So far so good? well, NO. After the ATTiny, I began soldering the components in my list order. This became increasingly difficult as the resistors are very hard to hold, and my damaged soldering tip was only heating from the side, and NOT on the tip. This was causing some cold soldering as seen in the resistors under the ATTiny.
After soldering most of the components, and show the instructor that my components were looking awful, they gave me a new one. Ah! look at that fresh tip!
Thankfully the Zener diodes (the smallest component) were soldered with the new tip, and also the oscillator and the 2x3 connector.
For the finishing touches, I added solder to the USB connectors and cleaned up the copper residue on the USB tip with a cutter.
The finished FabISP:
Some notes: The files from Valentin does not show the orientation of the ATTiny or the diodes, so I've used the photos of his board as a guide. As a contribution, I'll be doing a custom design file for the board and uploading it here soon.
Now, next to the programming part… Will it work?
Programming
For the programing, I used the instructor's FabISP, this was connected to the new FabISP using jumpers being careful to follow the exact order on both the connectors.
I used the PC of the FabLab that runs Ubuntu, and this tutorial as a guide and also this tutorial.
Download and install the software for AVR programming
The PC already had the AVR programming software (AVRdude) installed and GCC software and dependencies.
I proceed to download and Unzip the Firmware form here
After unzipping the firmware, I proceed to Edit the Makefile from the text editor, this is made changing the "#" symbol to transform the code line to commentary or vice versa.
#AVRDUDE = avrdude -c usbtiny -p $(DEVICE) # edit this line for your programmer
AVRDUDE = avrdude -c avrisp2 -P usb -p $(DEVICE) # edit this line for your programmer
Next, we compile the firmware. and Type: make clean
Type: make hex
(note that this doesn't work, because I needed to install the dependencies first. See some notes at the bottom of this tutorial)
In the picture below, we see the error line and then the command for installing dependencies:
After the successful installing, type: make fuse
. whoops! another error, this was because the new FadISP was not correctly connected to the USB port.
After making sure the FabISP was making enough contact with the USB port the make fuse went right.
This is the line that confirms the command.
Next, we are ready to type: make program
.
Success! the images above show the correct programming of the FabISP and the USB port detecting the device (command lsusb). The device is also detected by my Windows PC.
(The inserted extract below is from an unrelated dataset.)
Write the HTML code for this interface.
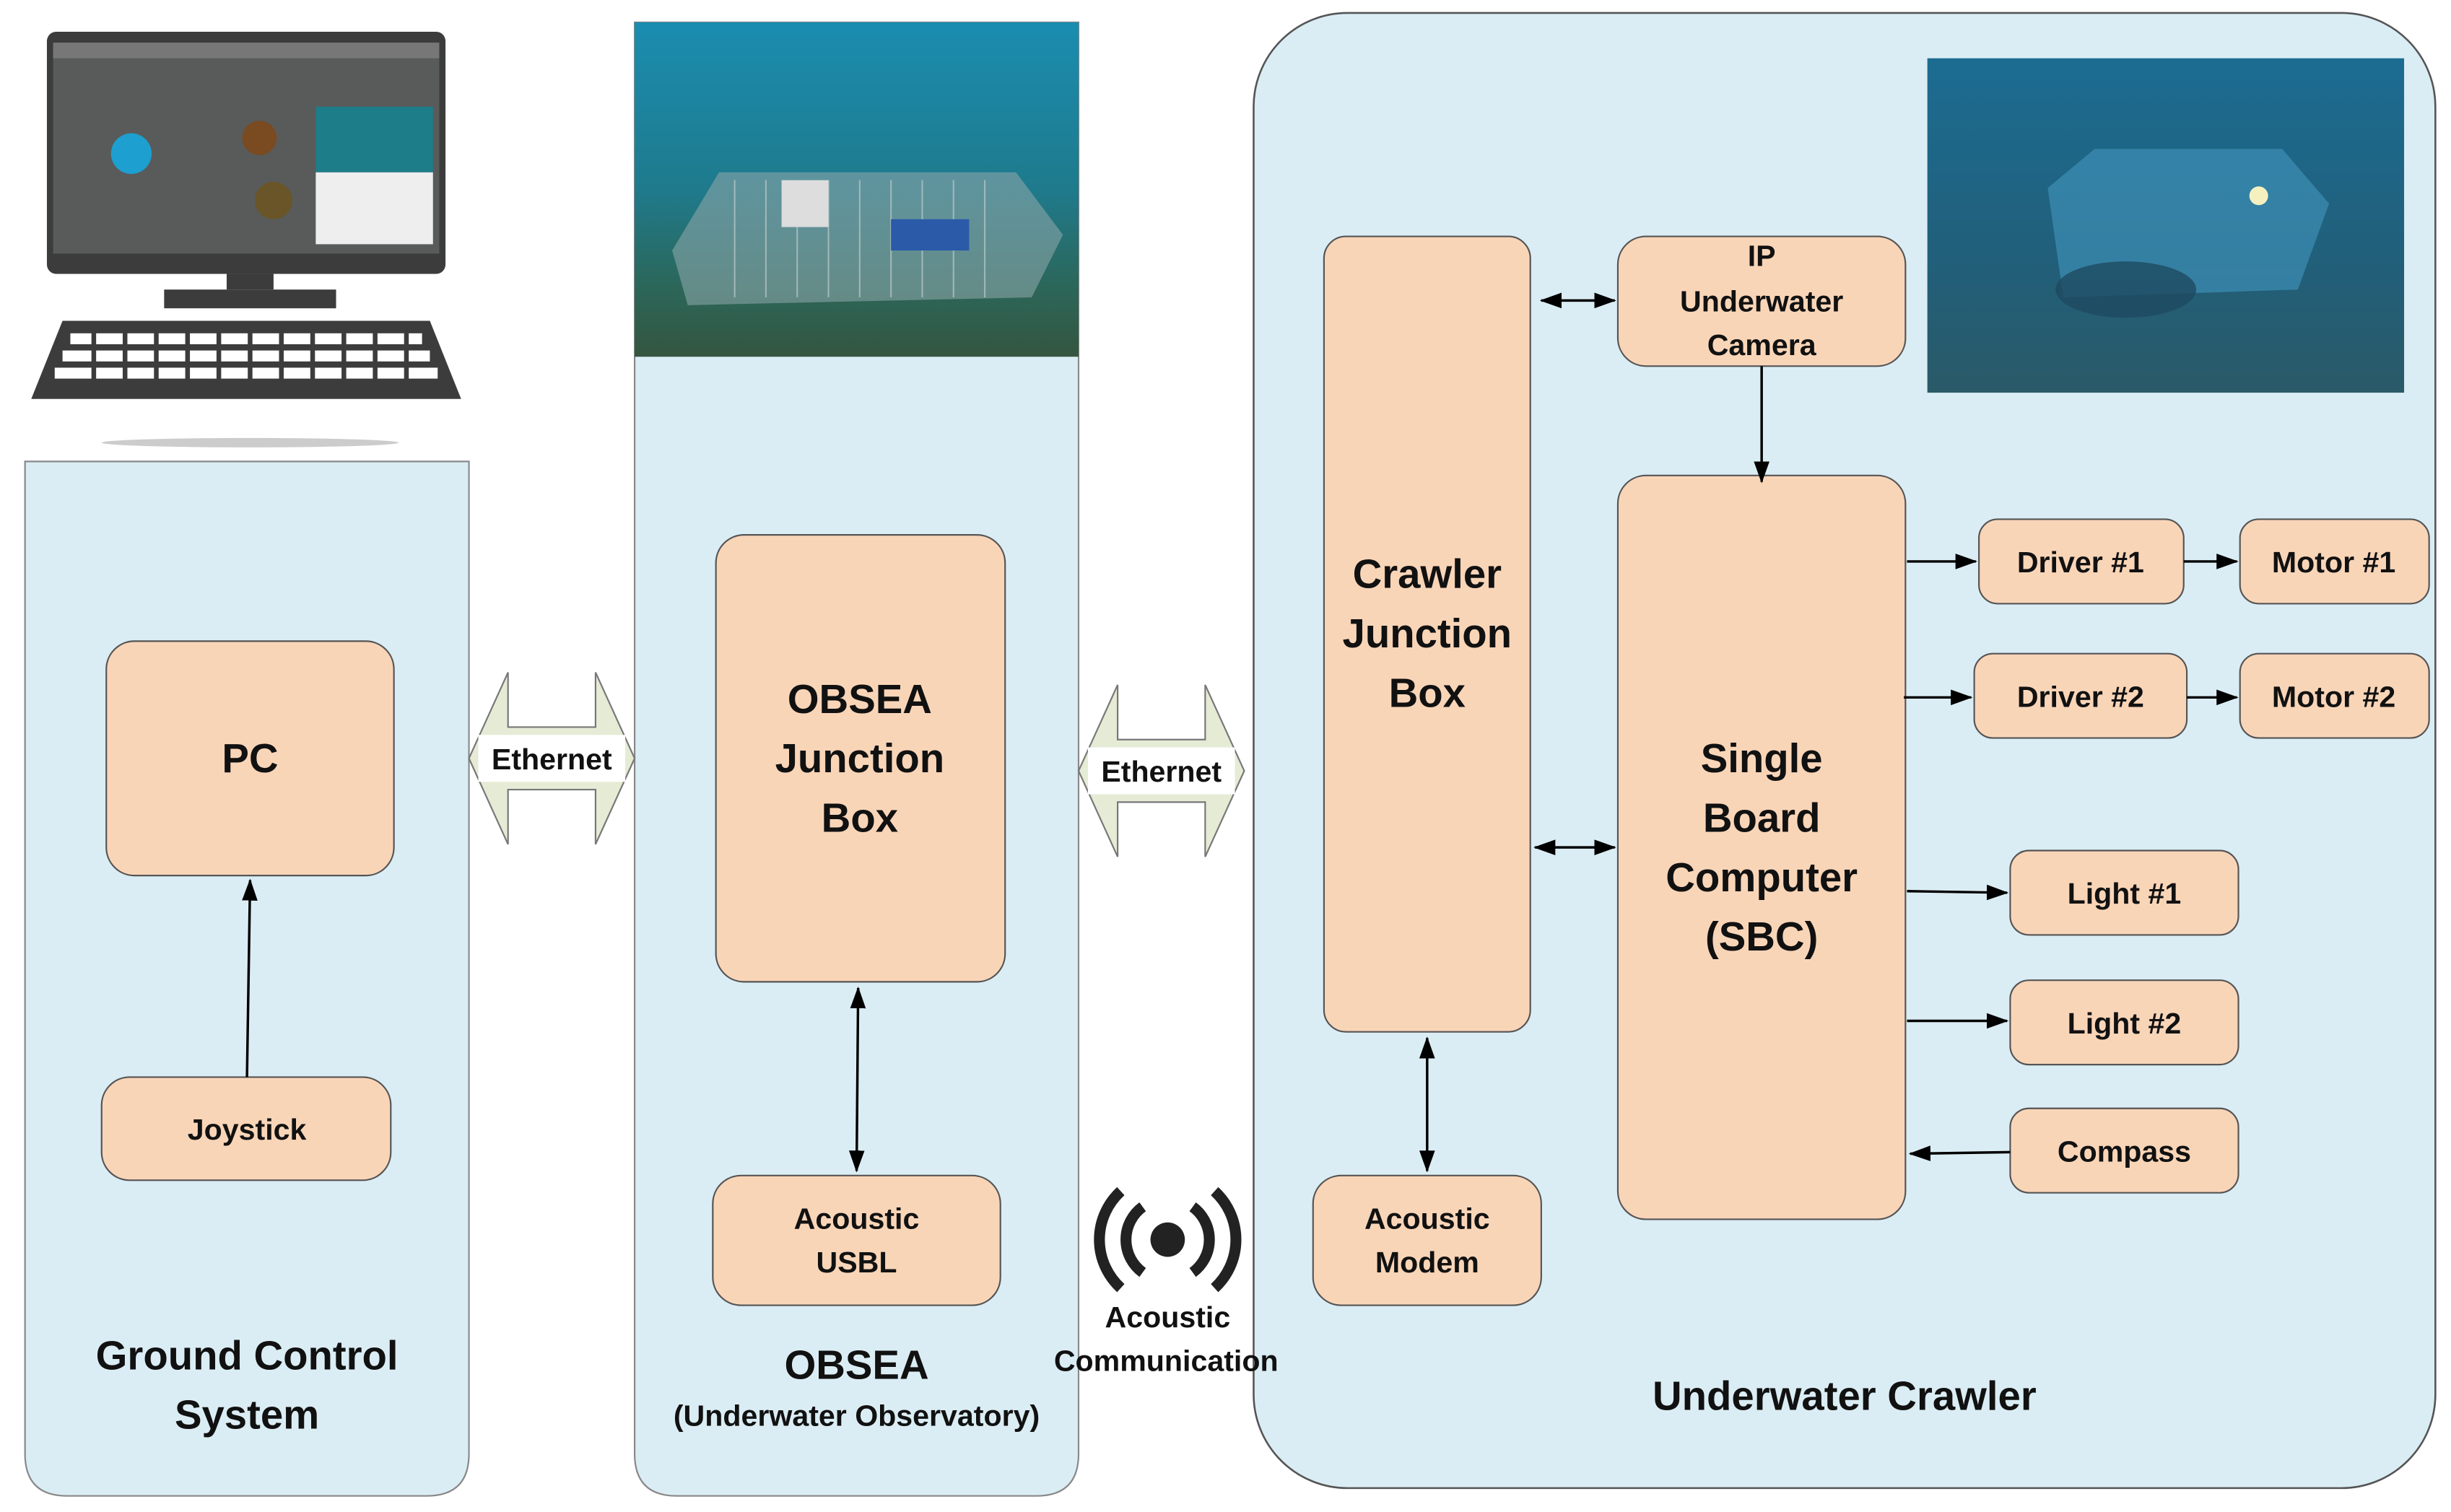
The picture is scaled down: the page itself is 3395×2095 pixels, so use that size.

It is now time to break the fuse.
My New FabISP is ready to program!
Some notes: The first issue was that the new FabISP was not connected to the USB port, instead I connected the instructors FabISP. I cut the part of the USB connector to fit the USB port to be able to connect the new FabISP.
I got confident and tried to run the commands without installing the dependencies first! This resulted in failed commands.
The make fuse
command wasn't working. turns out the new fabISP was loose in the USB port. I pushed it upwards with my hand and it worked. The same was applied when trying to connect the newly programmed FabISP and the USB didn't recognize it. But this issue is more or less on the USB side.
Copper tape for flexible PCB?
I tried the vinyl cutter to make the same FabISP design I'll be milling. Since I want to test the resolution of the cut first, I've used yellow vinyl.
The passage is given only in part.